The Perennial Tradition recognizes that this single essential truth is expressed in many different ways through various religions and spiritualities, and through various messengers. Dr. Nasr’s Islamic values of Compassion and Love, Peace and Beauty are grounded in the universal truth within all particular expressions. Moreover, the Perennialist understands that the greatest threat to world peace today is the religious arrogance that sets aside the universal message of Pure Unlimited Love for everyone in favor of an exclusionary limited love for some small fragment of humanity that demonizes and destroys all others as mere “infidels.”

One of my mentors asked “What is the Essence of Our Purpose in Life?” He answered, “Might a purpose of infinite intellect be to express itself in increasing varieties of lesser intellects? Is it possible that we may be here to become servants of creation or even helpers in divine creativity? Were human beings created to be agents of God’s accelerating creativity? Can humans discover larger fractions of infinite intellect?” Choose creation rather than destruction.

I know that this newsletter is read widely in the Middle East because I get emails from individuals in virtually every nation in that region, and our website analysis indicates this. Many of your fellow Muslims are very deeply concerned about you. Please know that Allah always accepts “U-turns” in our spiritual lives, especially when we give up violent arrogance for a celebration of our shared divine image. This will make you true Muslims.

There is a Hindustani word of greeting, “Namaste.” It means “I honor the divinity in you.” The divinity in your neighbor is the same as the divinity in you, and there is within each of you in ISIS a place of light, peace and of truth. I invite you to honor that place, and not let it be overwhelmed by hatred. Allah loves you without exception despite what you do. Iman Ali Ibn Abi Taleb, who is respected by Sunni and Shi’I, was one of the greatest of Muslim sages. He wrote something that I would prescribe for you members of ISIS and for everyone looking for meaning in life:
Your remedy is within you, but you do not sense it.
Your sickness is from you, but you do not perceive it.

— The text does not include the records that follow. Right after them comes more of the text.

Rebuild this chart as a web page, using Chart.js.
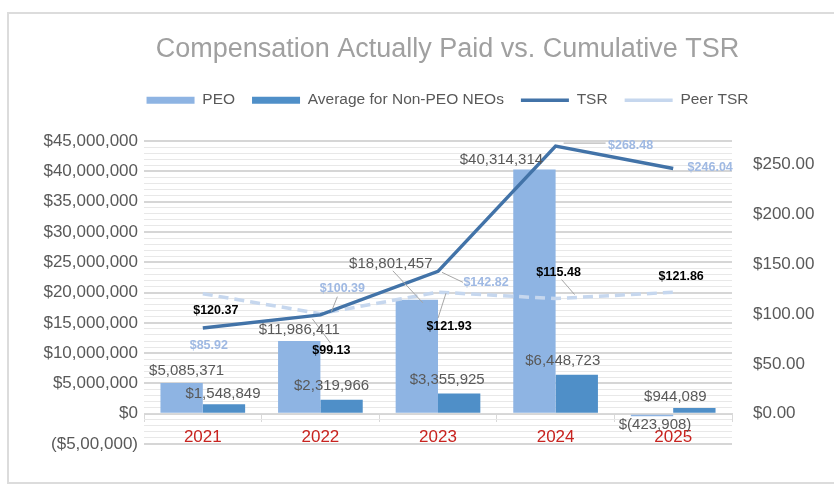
<!DOCTYPE html>
<html>
<head>
<meta charset="utf-8">
<script src="https://cdn.jsdelivr.net/npm/chart.js@4.4.1/dist/chart.umd.min.js"></script>
<style>
  html, body { margin: 0; padding: 0; background: #fff; }
  #wrap { position: relative; width: 834px; height: 484px; overflow: hidden; }
  #frame { position: absolute; left: 7px; top: 12px; width: 840px; height: 468px;
           border-left: 2px solid #dcdcdc; border-top: 2px solid #dcdcdc; border-bottom: 2px solid #dcdcdc;
           pointer-events: none; }
</style>
</head>
<body>
<div id="wrap">
  <canvas id="capChart" width="834" height="484"></canvas>
  <div id="frame"></div>
</div>
<script>
// data
const years = ['2021', '2022', '2023', '2024', '2025'];
const peo = [5085371, 11986411, 18801457, 40314314, -423908];
const nonPeo = [1548849, 2319966, 3355925, 6448723, 944089];
const tsr = [85.92, 99.13, 142.82, 268.48, 246.04];
const peerTsr = [120.37, 100.39, 121.93, 115.48, 121.86];

const leftTicks = [-5000000, 0, 5000000, 10000000, 15000000, 20000000, 25000000, 30000000, 35000000, 40000000, 45000000];
const leftTickLabels = ['($5,00,000)', '$0', '$5,000,000', '$10,000,000', '$15,000,000', '$20,000,000',
                        '$25,000,000', '$30,000,000', '$35,000,000', '$40,000,000', '$45,000,000'];
const rightTicks = [0, 50, 100, 150, 200, 250];

// label placement (offset of label centre from the mark), by dataset index
const LIGHT = '#9fb9e3';
const labelSpots = {
    0: [[5, -12], [0, -11], [-26, -36], [-33, -10], [3, 9]],
    1: [[-1, -10], [-10, -14], [-12, -14], [-14, -14], [-19, -11]],
    2: [[6, 17, LIGHT], [11, 36, '#000'], [48, 11, LIGHT], [75, -1, LIGHT], [37, -1, LIGHT]],
    3: [[13, 17, '#000'], [22, -25, LIGHT], [11, 34, '#000'], [3, -26, '#000'], [8, -16, '#000']]
};
// leader lines: dataset, index, x1, y1, x2, y2 relative to the mark
const leaders = [
    [0, 2, -24, -29, 6, 3],
    [2, 1, -8, 4, 10, 28],
    [2, 2, 4, 1, 25, 11],
    [2, 3, 8, -3, 50, -3],
    [3, 1, 17, -17, 11, -2],
    [3, 2, 8, 1, 0, 26],
    [3, 3, 6, -19, 19, -4]
];

const FONT = "'Liberation Sans', Arial, sans-serif";

function money(v) {
    const s = Math.abs(v).toLocaleString('en-US');
    return v < 0 ? '$(' + s + ')' : '$' + s;
}

const valueLabels = {
    id: 'valueLabels',
    afterDatasetsDraw(chart) {
        const ctx = chart.ctx;
        ctx.save();
        ctx.strokeStyle = '#a6a6a6';
        ctx.lineWidth = 1;
        leaders.forEach(([ds, i, x1, y1, x2, y2]) => {
            const el = chart.getDatasetMeta(ds).data[i];
            ctx.beginPath();
            ctx.moveTo(el.x + x1, el.y + y1);
            ctx.lineTo(el.x + x2, el.y + y2);
            ctx.stroke();
        });
        ctx.textAlign = 'center';
        ctx.textBaseline = 'middle';
        Object.keys(labelSpots).forEach(key => {
            const ds = Number(key);
            const meta = chart.getDatasetMeta(ds);
            const values = chart.data.datasets[ds].data;
            labelSpots[ds].forEach((spot, i) => {
                const el = meta.data[i];
                if (ds < 2) {
                    ctx.font = '15px ' + FONT;
                    ctx.fillStyle = '#595959';
                    ctx.fillText(money(values[i]), el.x + spot[0], el.y + spot[1]);
                } else {
                    ctx.font = 'bold 12.5px ' + FONT;
                    ctx.fillStyle = spot[2];
                    ctx.fillText('$' + values[i].toFixed(2), el.x + spot[0], el.y + spot[1]);
                }
            });
        });
        ctx.restore();
    }
};

const ctx = document.getElementById('capChart').getContext('2d');
const chart = new Chart(ctx, {
    type: 'bar',
    data: {
        labels: years,
        datasets: [{
            label: 'PEO',
            data: peo,
            backgroundColor: '#8eb4e3',
            yAxisID: 'y',
            order: 1,
            pointStyle: 'rect',
            categoryPercentage: 0.72,
            barPercentage: 1
        }, {
            label: 'Average for Non-PEO NEOs',
            data: nonPeo,
            backgroundColor: '#4f8fc8',
            yAxisID: 'y',
            order: 1,
            pointStyle: 'rect',
            categoryPercentage: 0.72,
            barPercentage: 1
        }, {
            type: 'line',
            label: 'TSR',
            data: tsr,
            borderColor: '#4273a8',
            backgroundColor: '#4273a8',
            borderWidth: 3.5,
            pointRadius: 0,
            pointStyle: 'line',
            tension: 0,
            yAxisID: 'y1',
            order: 0
        }, {
            type: 'line',
            label: 'Peer TSR',
            data: peerTsr,
            borderColor: '#c6d7ee',
            backgroundColor: '#c6d7ee',
            borderWidth: 3.5,
            borderDash: [10, 6],
            pointRadius: 0,
            pointStyle: 'line',
            tension: 0,
            yAxisID: 'y1',
            order: 0
        }]
    },
    options: {
        responsive: false,
        animation: false,
        layout: {
            // right padding is negative so the title/legend centre sits where the reference has it
            padding: { left: 43, right: -18, top: 12, bottom: 40 }
        },
        plugins: {
            title: {
                display: true,
                text: 'Compensation Actually Paid vs. Cumulative TSR',
                color: '#a0a0a0',
                font: { family: FONT, size: 27, weight: 'normal' },
                padding: { top: 21, bottom: 10 }
            },
            // empty subtitle used as a spacer between legend and plot
            subtitle: {
                display: true,
                text: '',
                weight: 500,
                font: { size: 1 },
                padding: { top: 22, bottom: 0 }
            },
            legend: {
                labels: {
                    usePointStyle: true,
                    pointStyleWidth: 48,
                    boxHeight: 7,
                    color: '#595959',
                    font: { family: FONT, size: 15.5 },
                    padding: 17,
                    sort: (a, b) => a.datasetIndex - b.datasetIndex
                }
            },
            tooltip: { enabled: false }
        },
        scales: {
            x: {
                position: { y: 0 },
                ticks: {
                    color: '#c8231f',
                    font: { family: FONT, size: 17 },
                    padding: 5
                },
                grid: {
                    offset: true,
                    drawOnChartArea: false,
                    drawTicks: true,
                    tickLength: 8,
                    color: '#d9d9d9'
                },
                border: { display: true, color: '#d9d9d9' }
            },
            y: {
                position: 'left',
                min: leftTicks[0],
                max: leftTicks[leftTicks.length - 1],
                afterBuildTicks: function(scale) {
                    const ticks = [];
                    for (let v = leftTicks[0]; v <= leftTicks[leftTicks.length - 1]; v += 1000000) {
                        ticks.push({ value: v });
                    }
                    scale.ticks = ticks;
                },
                afterFit: function(scale) {
                    scale.width = 101;
                },
                ticks: {
                    autoSkip: false,
                    padding: 6,
                    color: '#595959',
                    font: { family: FONT, size: 17 },
                    callback: function(value) {
                        const k = leftTicks.indexOf(value);
                        return k >= 0 ? leftTickLabels[k] : '';
                    }
                },
                grid: {
                    drawTicks: false,
                    color: (c) => (c.tick && c.tick.value % 5000000 === 0) ? '#d6d6d6' : '#e8e8e8',
                    lineWidth: (c) => (c.tick && c.tick.value % 5000000 === 0) ? 2 : 1
                },
                border: { display: false }
            },
            y1: {
                position: 'right',
                min: -30.4,
                max: 273.5,
                afterBuildTicks: function(scale) {
                    scale.ticks = rightTicks.map(v => ({ value: v }));
                },
                afterFit: function(scale) {
                    scale.width = 120;
                },
                ticks: {
                    autoSkip: false,
                    padding: 21,
                    color: '#595959',
                    font: { family: FONT, size: 17 },
                    callback: (value) => '$' + Number(value).toFixed(2)
                },
                grid: { display: false, drawTicks: false },
                border: { display: false }
            }
        }
    },
    plugins: [valueLabels]
});
</script>
</body>
</html>
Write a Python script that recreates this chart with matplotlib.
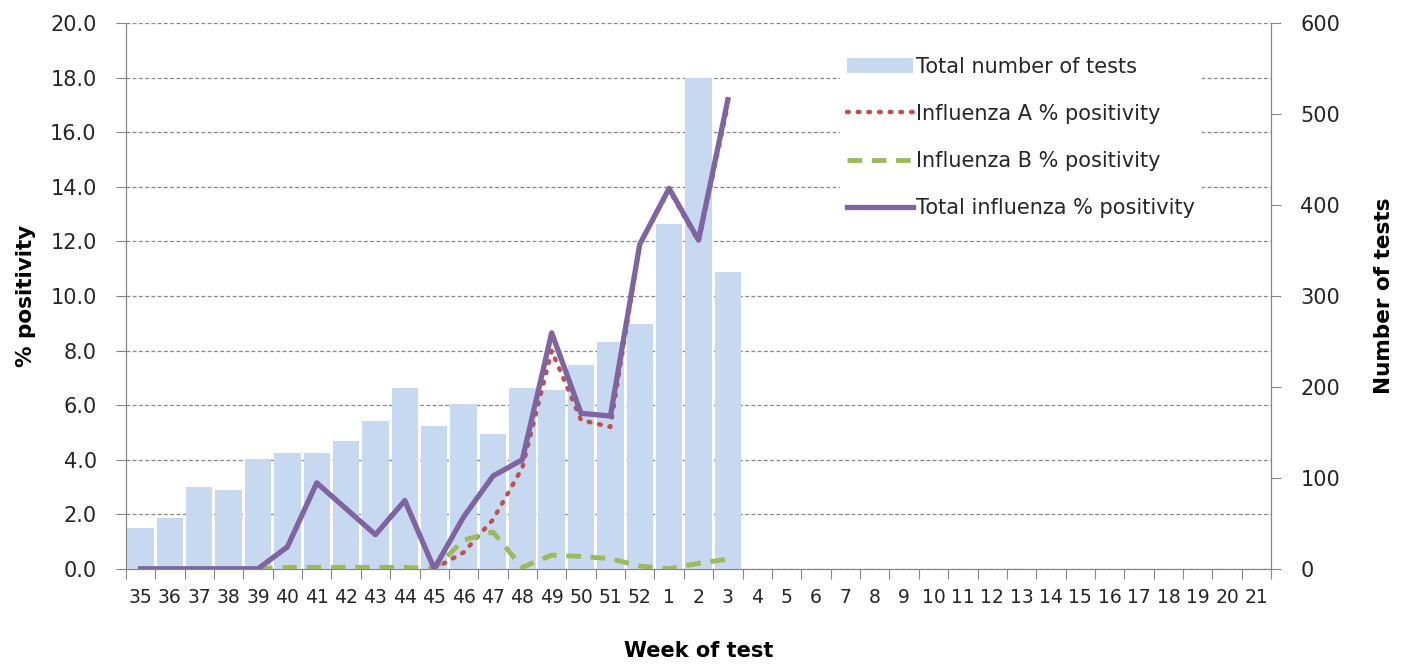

Let me return now to Dr. Browning, who asserted that a deep spiritual awareness of Divine Love is “the answer to the crisis of modern life, an answer that secularism, fundamentalism, and the new therapeutic religions cannot themselves convey.” I pray that any ISIS members will one day become aware of Unlimited Love as Ultimate Reality, and creatively rejoice in it. This is the core Islamic idea. May the love of Allah invade and surround each of you, uplifting your spiritual minds, healing your emotions and bodies, and calling you to higher purposes than wanton killing.